Sometimes, a country ranks highly on the AVOI (the index that ranks all countries on the continent) even though its REC scores low on visa-free reciprocity. This happens when the country’s visa policy towards the citizens of African countries in general is more open than the visa policies its citizens confront when they travel within their REC. A variation of this scenario occurs when a REC’s member state is more open to visitors from other countries on the continent than to the citizens of countries that are fellow members of their REC. In other words, the member state’s visa regime is generally more hospitable to the citizens of non-REC members than to the citizens of some of its fellow REC members. Situations like this can occur for different reasons. For example, the member state may belong to two RECs, one whose members have implemented the REC’s protocol to ease travel and migration, and the other that either does not have such a protocol or whose members have not yet implemented it. Or the member state may simply be reciprocating the inhospitable visa regime of countries within its REC. This is not uncommon, and shows that sometimes, visa openness goes beyond technical considerations. In either case, discrepancies in visa policies can flag room for improvement and encourage RECs to continue to break ground on visa openness.
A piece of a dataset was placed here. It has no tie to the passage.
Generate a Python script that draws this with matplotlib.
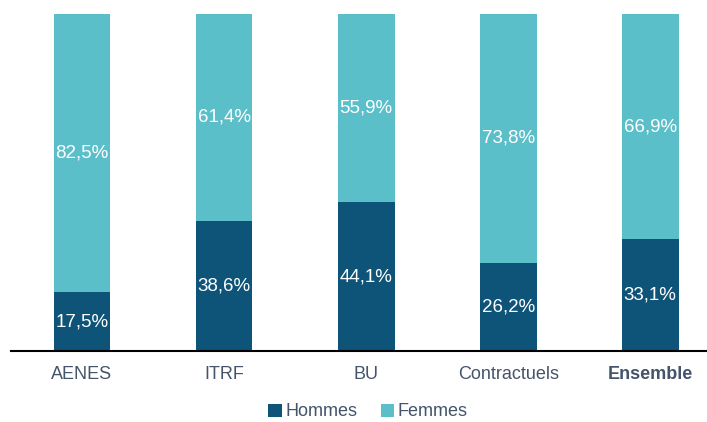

The charts on visa reciprocity in the following section depict the extent to which the three types of visa policies measured by the AVOI (visa-free, visa on arrival, and visa before travel) are reciprocated among the member states of the eight RECs recognized by the African Union. The charts rank countries in descending order of reciprocal visa openness: at the top are those countries whose visa-free policies are reciprocated the most by others within the REC. Countries’ rankings in the reciprocity charts do not relate to countries’ rankings on the AVOI. Neither do they necessarily reflect the average visa openness of each country’s REC. Instead, they show the extent to which countries’ visa policies—whether liberal or restrictive—are reciprocated by the other members of their REC. From a policy perspective, high levels of visa-free reciprocity suggest more cohesion on visa policy within a REC, and may reflect liberal regional migration policies and higher implementation by the REC’s member states. If a country ranks highly on the AVOI but experiences low visa-free reciprocity within its REC, the cause may be that its REC has not developed a structure for harmonizing its members’ visa policies. It could also be that the country’s fellow REC members do not reciprocate the country’s visa-open stance.